渋谷シネアミューズにて。ロマン・デュリス演じる主人公ザノが、恋人ナイマと共に自分のルーツを探す為アルジェリアへ旅に出る。トニー・ガトリフ監督がカンヌで監督賞を取った作品だそうです。基本的にロードムービーがどちらかと言うと苦手なのですが、これは割と大丈夫でした。
最初のシーンから音楽がすごい。全編通してエネルギッシュな音楽が流れてて、それだけで圧倒された。印象的だったのは、ザノが「宗教は?」と聞かれて「音楽」と答えるシーン。とても素敵な答えだと思った。あとはナイマの「どこにいても疎外感を感じる」って台詞かな。どこにも属さない、自分は何者なのか。フランスでは最近移民による暴動が起こったりしたけれど、こう言った疎外感も起因している気がする。日本人にはわかりにくい感覚なんだろうな。ちなみに原題の「EXILS」はフランス語で「放浪者」とか「はみ出し者」って意味らしいです。邦題と全然意味合いが違う・・・。

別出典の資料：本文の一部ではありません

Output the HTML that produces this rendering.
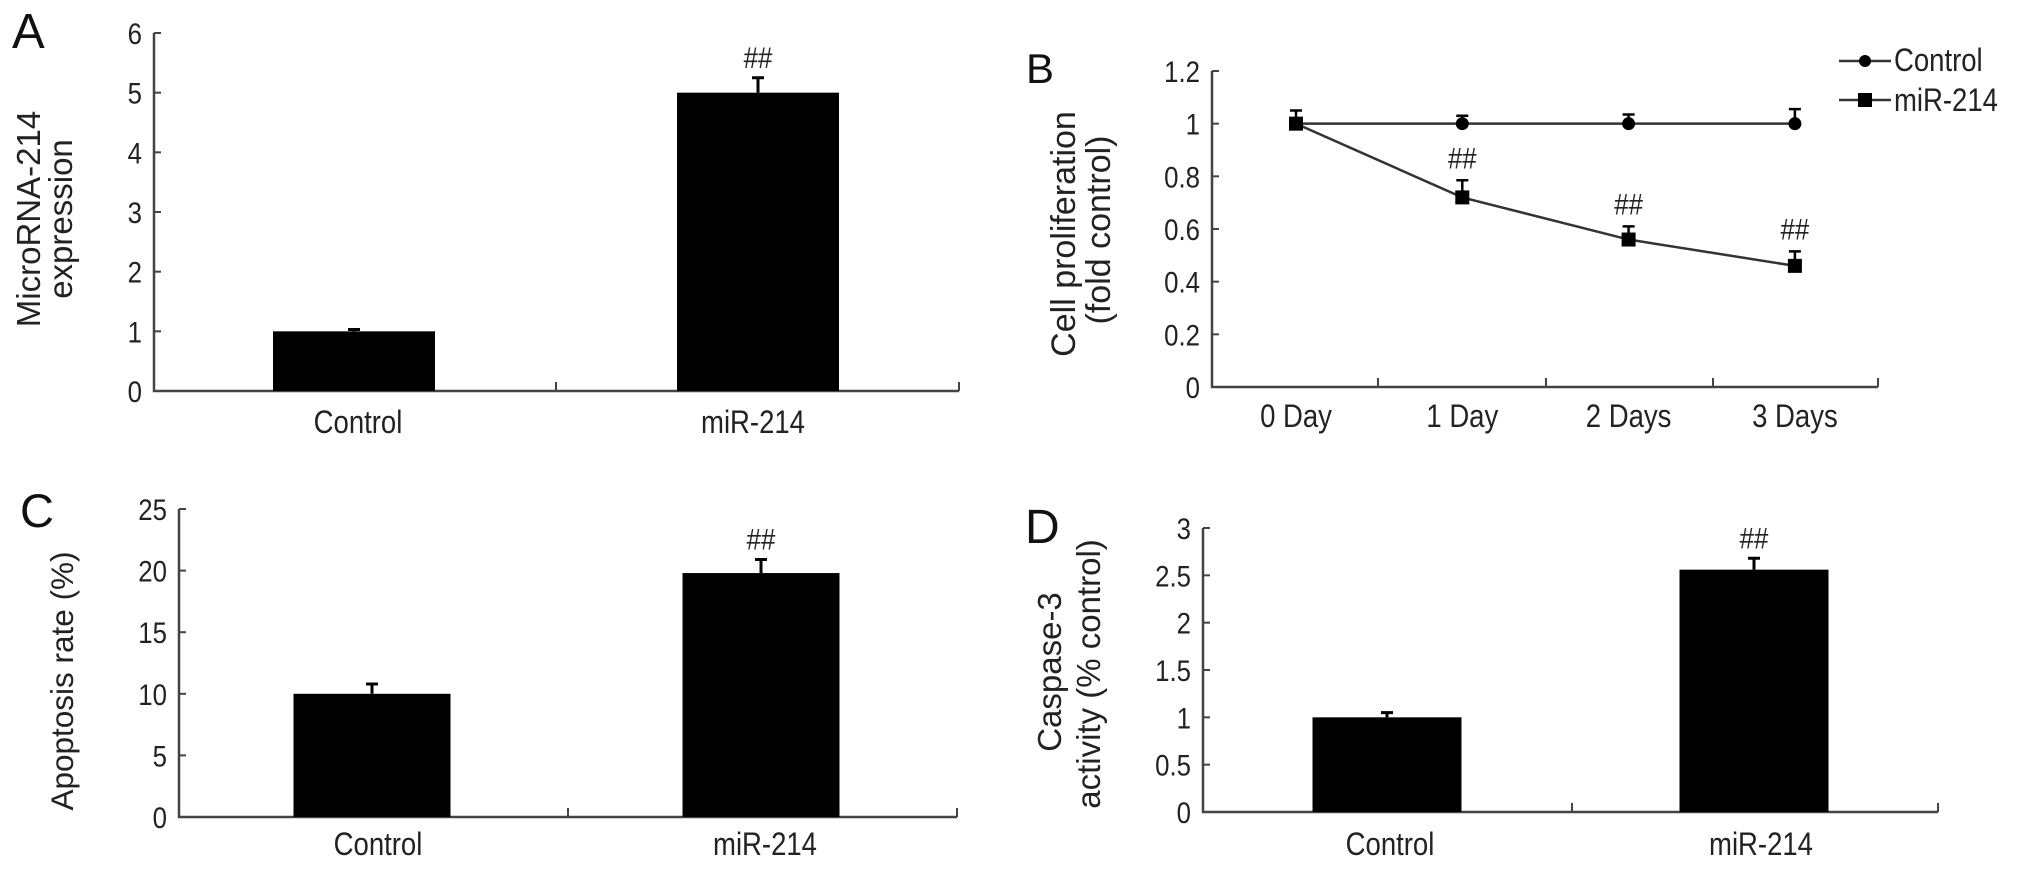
<!DOCTYPE html>
<html><head><meta charset="utf-8"><style>
html,body{margin:0;padding:0;background:#fff;}
svg{display:block;font-family:"Liberation Sans",Arial,sans-serif;}
</style></head><body>
<svg id="fig" width="2032" height="869" viewBox="0 0 2032 869">
<g fill="#111">
<text x="12" y="48" font-size="49">A</text>
<text x="1026" y="83" font-size="42">B</text>
<text x="20" y="527" font-size="47">C</text>
<text x="1025" y="543" font-size="48">D</text>
</g>
<g fill="#222" text-anchor="middle">
<text transform="translate(40,219) rotate(-90)" font-size="33">MicroRNA-214</text>
<text transform="translate(72,219) rotate(-90)" font-size="33">expression</text>
<text transform="translate(1075,234) rotate(-90)" font-size="34">Cell proliferation</text>
<text transform="translate(1110,230) rotate(-90)" font-size="34">(fold control)</text>
<text transform="translate(73,681) rotate(-90)" font-size="31.5">Apoptosis rate (%)</text>
<text transform="translate(1061,672) rotate(-90)" font-size="33">Caspase-3</text>
<text transform="translate(1100,674) rotate(-90)" font-size="33">activity (% control)</text>
</g>
</svg>
<script>
// Panel A data
const catsA = ["Control","miR-214"];
const valsA = [1.0, 5.0];
const errA = [0.03, 0.25];
const sigA = ["", "##"];
const ticksA = [0,1,2,3,4,5,6];
// Panel C data
const catsC = ["Control","miR-214"];
const valsC = [10.0, 19.8];
const errC = [0.8, 1.1];
const sigC = ["", "##"];
const ticksC = [0,5,10,15,20,25];
// Panel D data
const catsD = ["Control","miR-214"];
const valsD = [1.0, 2.56];
const errD = [0.05, 0.12];
const sigD = ["", "##"];
const ticksD = [0,0.5,1,1.5,2,2.5,3];
const tickLabelsD = ["0","0.5","1","1.5","2","2.5","3"];
// Panel B data
const daysB = ["0 Day","1 Day","2 Days","3 Days"];
const ctrlB = [1.0, 1.0, 1.0, 1.0];
const ctrlErrB = [0.05, 0.03, 0.035, 0.055];
const mirB = [1.0, 0.72, 0.56, 0.46];
const mirErrB = [0.0, 0.065, 0.05, 0.055];
const sigB = ["", "##", "##", "##"];
const ticksB = [0,0.2,0.4,0.6,0.8,1,1.2];
const tickLabelsB = ["0","0.2","0.4","0.6","0.8","1","1.2"];

const NS="http://www.w3.org/2000/svg";
const svg=document.getElementById('fig');
const SX=0.86;
function mk(tag,attrs,parent){const e=document.createElementNS(NS,tag);for(const k in attrs)e.setAttribute(k,attrs[k]);(parent||svg).appendChild(e);return e;}
function ctext(x,y,anchor,size,parent,str){
  const t=mk('text',{x:0,y:0,transform:`translate(${x},${y}) scale(${SX},1)`,'text-anchor':anchor,'font-size':size,fill:'#222'},parent);
  t.textContent=str;
  return t;
}

function barPanel(p,cats,vals,errs,sigs,ticks,tlabels,name){
  const g=mk('g',{});
  
  
  const y=v=>p.y0-(v-ticks[0])/(ticks[ticks.length-1]-ticks[0])*(p.y0-p.yTop);
  const ax=mk('path',{d:`M${p.ax},${y(ticks[ticks.length-1])}V${p.y0}H${p.xEnd}`,stroke:'#444','stroke-width':2.5,fill:'none'},g);
  
  
  ticks.forEach((t,i)=>{
    mk('line',{x1:p.ax,x2:p.ax+7,y1:y(t),y2:y(t),stroke:'#444','stroke-width':2},g);
    const tl=ctext(p.ax-12,y(t)+11,'end',30,g,tlabels?tlabels[i]:String(t));
    
    
  });
  [p.mid,p.xEnd].forEach(x=>mk('line',{x1:x,x2:x,y1:p.y0,y2:p.y0-9,stroke:'#444','stroke-width':2},g));
  cats.forEach((c,i)=>{
    const cx=p.centers[i];
    const top=y(vals[i]);
    const b=mk('rect',{x:cx-p.bw/2,y:top,width:p.bw,height:p.y0-top,fill:'#000'},g);
    
    
    const et=y(vals[i]+errs[i]);
    const eb=mk('path',{d:`M${cx},${top}V${et}M${cx-6},${et}H${cx+6}`,stroke:'#000','stroke-width':3,fill:'none'},g);
    
    
    if(sigs[i]){
      const s=ctext(cx,et-10,'middle',30,g,sigs[i]);
      
      
    }
    const xl=ctext(p.labelX[i],p.labelY,'middle',32,g,c);
    
    
  });
}
barPanel({ax:154,y0:391,yTop:33,xEnd:959,mid:556,centers:[354,758],bw:162,labelX:[358,753],labelY:433},catsA,valsA,errA,sigA,ticksA,null,'panel-a-chart');
barPanel({ax:179,y0:817,yTop:509,xEnd:957,mid:568,centers:[372,761],bw:157,labelX:[378,765],labelY:855},catsC,valsC,errC,sigC,ticksC,null,'panel-c-chart');
barPanel({ax:1203,y0:812,yTop:528,xEnd:1938,mid:1572,centers:[1387,1754],bw:149,labelX:[1390,1761],labelY:855},catsD,valsD,errD,sigD,ticksD,tickLabelsD,'panel-d-chart');

// Panel B line chart
(function(){
  const g=mk('g',{});
  
  
  const ax=1212,y0=387,yTop=71,xEnd=1878;
  const y=v=>y0-v/1.2*(y0-yTop);
  const xs=i=>1296+i*166.3;
  const a=mk('path',{d:`M${ax},${yTop}V${y0}H${xEnd}`,stroke:'#444','stroke-width':2.5,fill:'none'},g);
  
  
  ticksB.forEach((t,i)=>{
    mk('line',{x1:ax,x2:ax+7,y1:y(t),y2:y(t),stroke:'#444','stroke-width':2},g);
    const tl=ctext(ax-12,y(t)+11,'end',30,g,tickLabelsB[i]);
    
    
  });
  [1378,1546,1713,xEnd].forEach(x=>mk('line',{x1:x,x2:x,y1:y0,y2:y0-9,stroke:'#444','stroke-width':2},g));
  daysB.forEach((d,i)=>{
    const t=ctext(xs(i),427,'middle',32,g,d);
    
    
  });
  const lineC=mk('polyline',{points:ctrlB.map((v,i)=>xs(i)+','+y(v)).join(' '),stroke:'#333','stroke-width':2.5,fill:'none'},g);
  
  
  const lineM=mk('polyline',{points:mirB.map((v,i)=>xs(i)+','+y(v)).join(' '),stroke:'#333','stroke-width':2.5,fill:'none'},g);
  
  
  ctrlB.forEach((v,i)=>{
    const cx=xs(i),cy=y(v),et=y(v+ctrlErrB[i]);
    mk('path',{d:`M${cx},${cy}V${et}M${cx-6},${et}H${cx+6}`,stroke:'#000','stroke-width':2.5,fill:'none'},g);
    const c=mk('circle',{cx:cx,cy:cy,r:6.5,fill:'#000'},g);
    
    
  });
  mirB.forEach((v,i)=>{
    const cx=xs(i),cy=y(v),et=y(v+mirErrB[i]);
    if(mirErrB[i]>0) mk('path',{d:`M${cx},${cy}V${et}M${cx-6},${et}H${cx+6}`,stroke:'#000','stroke-width':2.5,fill:'none'},g);
    const s=mk('rect',{x:cx-7,y:cy-7,width:14,height:14,fill:'#000'},g);
    
    
    if(sigB[i]){
      const t=ctext(cx,et-12,'middle',30,g,sigB[i]);
      
      
    }
  });
  // legend
  const lg=mk('g',{},g);
  
  
  mk('line',{x1:1839,x2:1891,y1:61,y2:61,stroke:'#333','stroke-width':2.5},lg);
  mk('circle',{cx:1865,cy:61,r:6,fill:'#000'},lg);
  const t1=ctext(1894,71,'start',32,lg,'Control');
  
  
  mk('line',{x1:1839,x2:1891,y1:100,y2:100,stroke:'#333','stroke-width':2.5},lg);
  mk('rect',{x:1858,y:93,width:14,height:14,fill:'#000'},lg);
  const t2=ctext(1894,111,'start',32,lg,'miR-214');
  
  
})();
</script>
</body></html>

個人的な話になるけど、つい最近自分の曽祖父が浄瑠璃をやっていたと言う話を聞いて何だかとてもびっくりしてしまった。父方の祖父母は私が生まれた時には既に亡くなっていたし、母方ももう病気で話を出来ない祖父しかいなくて、もっと話が出来る時にいろいろ聞いておくんだったなあ、と思う事がある。私の両親は九州出身だけれど、母方の祖父は秋田の生まれらしいし。この映画のザノのように、自分のルーツを知りたいと思うのって、とても自然な事なんだと思った。
スクリーンから、その街の空気とか雰囲気が感じられて、それがすごく良かった。何だかすごく鮮やかな印象を受けた。そして、一番圧巻だったのはラストのトランスのシーン。かなり長くて正直ちょっと辟易したけれど、すごかった。ああ言う情熱的なパワーって日本人にはない。
あとはロマン・デュリスがやっぱりいい!画面にいるだけで存在感がすごいし、とても絵になる。これから先もやっぱり注目していこうと思いました。
にしてもやっぱり旅っていいなあ。この二人のように目的地だけがあって、そこへ行く手段は決めずに運に任せていくって素敵過ぎる。私もいつかこんな旅に出てみたい、と思ってしまった。